Posts Tagged ‘HTML’

Canvas Text Goes ‮‮ Bidirectional

Wednesday, July 23rd, 2008

The patch for the last of the major outstanding bugs with the WHATWG Canvas text API landed in time for a nearly spec compliant implementation to make it into Firefox 3.1 Alpha 1. I am pleased to say that Canvas now supports right-to-left text and bidirectional text resolution on its text drawing functions.

Canvas has undergone and will be undergoing some other changes, as well. I went through and cleaned up a lot of old code so that, among other things, Canvas uses Mozilla’s Thebes API instead of directly calling into Cairo. Philip Taylor has created a new set of unit tests for Canvas which are more extensive than before. Additionally, a patch has been sitting around for a while that adds shadow support to Canvas, which I hope to push to completion soon.

HTML Canvas in Firefox 3.1

Wednesday, June 25th, 2008

I am currently employed by the Mozilla Corporation as a summer intern. I work primarily on Gecko, the layout engine. I started at the end of May 2008, and so far it’s been a blast. I am working with Vlad Vukićević as my mentor on graphics work for the Mozilla platform.

My first project was to hack on the HTML canvas element, a new edition in the upcoming HTML 5 specification.
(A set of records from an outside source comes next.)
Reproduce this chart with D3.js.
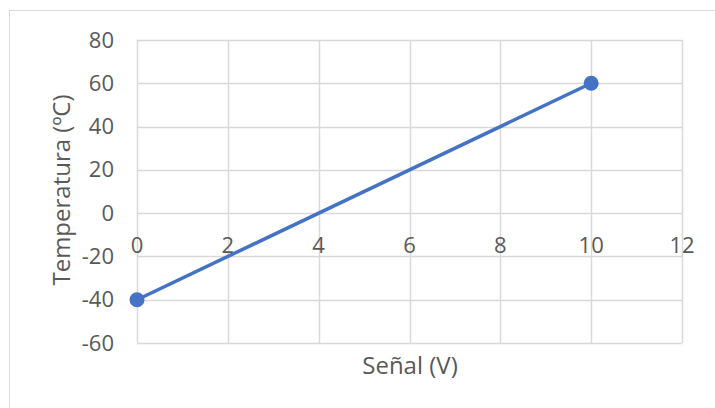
<!DOCTYPE html>
<html><head><meta charset="utf-8">
<script src="https://cdn.jsdelivr.net/npm/d3@7"></script>
<style>body{margin:0;background:#fff}svg{display:block}text{font-family:"Open Sans",sans-serif;fill:#595959}</style>
</head><body><svg id="c" width="715" height="408"></svg>
<script>
const xValues = [0, 10];
const yValues = [-40, 60];
const xTicks = [0, 2, 4, 6, 8, 10, 12];
const yTicks = [-60, -40, -20, 0, 20, 40, 60, 80];
const xTitle = "Señal (V)";
const yTitle = "Temperatura (ºC)";

const svg = d3.select("#c");
svg.append("rect").attr("x", 9.5).attr("y", 10.5).attr("width", 720).attr("height", 420)
  .attr("fill", "#fff").attr("stroke", "#d9d9d9").attr("stroke-width", 1);

const x = d3.scaleLinear().domain([0, 12]).range([137, 682]);
const y = d3.scaleLinear().domain([-60, 80]).range([343, 40]);
const fs = 22;
const tfs = 24;

const g = svg.append("g");
g.selectAll(".vg").data(xTicks).join("line")
  .attr("x1", d => Math.round(x(d)) + 0.5).attr("x2", d => Math.round(x(d)) + 0.5)
  .attr("y1", y(80)).attr("y2", y(-60)).attr("stroke", "#d9d9d9").attr("stroke-width", 1.5);
g.selectAll(".hg").data(yTicks).join("line")
  .attr("y1", d => Math.round(y(d)) + 0.5).attr("y2", d => Math.round(y(d)) + 0.5)
  .attr("x1", x(0)).attr("x2", x(12)).attr("stroke", "#d9d9d9").attr("stroke-width", 1.5);

g.selectAll(".yl").data(yTicks).join("text")
  .attr("x", 114).attr("y", d => y(d) + 7.5).attr("text-anchor", "end")
  .attr("font-size", fs).text(d => d);
g.selectAll(".xl").data(xTicks).join("text")
  .attr("x", d => x(d)).attr("y", y(0) + 40).attr("text-anchor", "middle")
  .attr("font-size", fs).text(d => d);

const pts = xValues.map((v, i) => [v, yValues[i]]);
g.append("path").datum(pts)
  .attr("d", d3.line().x(d => x(d[0])).y(d => y(d[1])))
  .attr("fill", "none").attr("stroke", "#4472c4").attr("stroke-width", 3.5);
g.selectAll(".pt").data(pts).join("circle")
  .attr("cx", d => x(d[0])).attr("cy", d => y(d[1])).attr("r", 7.5)
  .attr("fill", "#4472c4");

svg.append("text").attr("x", 410).attr("y", 374).attr("text-anchor", "middle")
  .attr("font-size", tfs).text(xTitle);
svg.append("text").attr("transform", "translate(70,190) rotate(-90)").attr("text-anchor", "middle")
  .attr("font-size", tfs).text(yTitle);
</script></body></html>
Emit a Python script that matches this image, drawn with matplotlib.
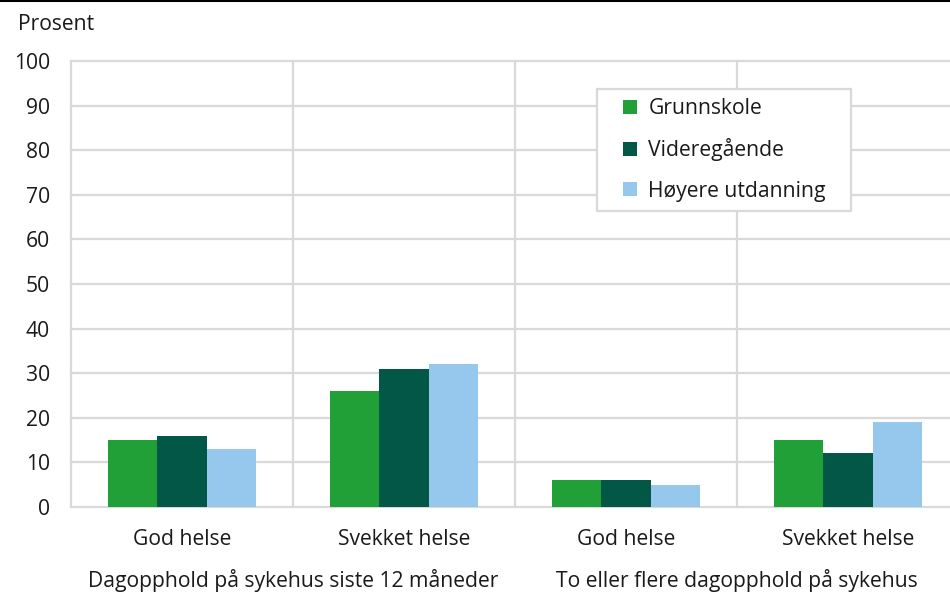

Firefox has a Mozilla-specific API, written by Rob Arnold, to add much-needed text rendering capabilities to canvas for Firefox 3. But since then the WHATWG have proposed a text API, and so I implemented much of that specification.

The spec is missing some of the cooler features that the moz-specific one has (namely text along a path) but it has a few other useful things such as the ability to anchor the text by any alignement or baseline as well as having support for rtl fonts. And, of course, the Mozilla-specific one is still around.

Here is the rendering of a sample I made, showing how the anchor points and transformation matrices can be used to generate a bar graph dynamically on the client side. Click on the image to see the actual html file and source code. This was my first time writing javascript, so my apologies for any oddities in the code. Note that this will only render correctly with one of the more recent nightlies.

Canvas Text Demo

Another awesome demo that uses canvas text rendering is Paul O’Shannessy’s LOLcanvas, a bookmarklet that takes Flickr pages and LOLifiies them.

So there’s a little description of some of the things I have done so far. It looks like I’m really going to enjoy the rest of my summer here, and I look forward to the other projects on which I will get to work.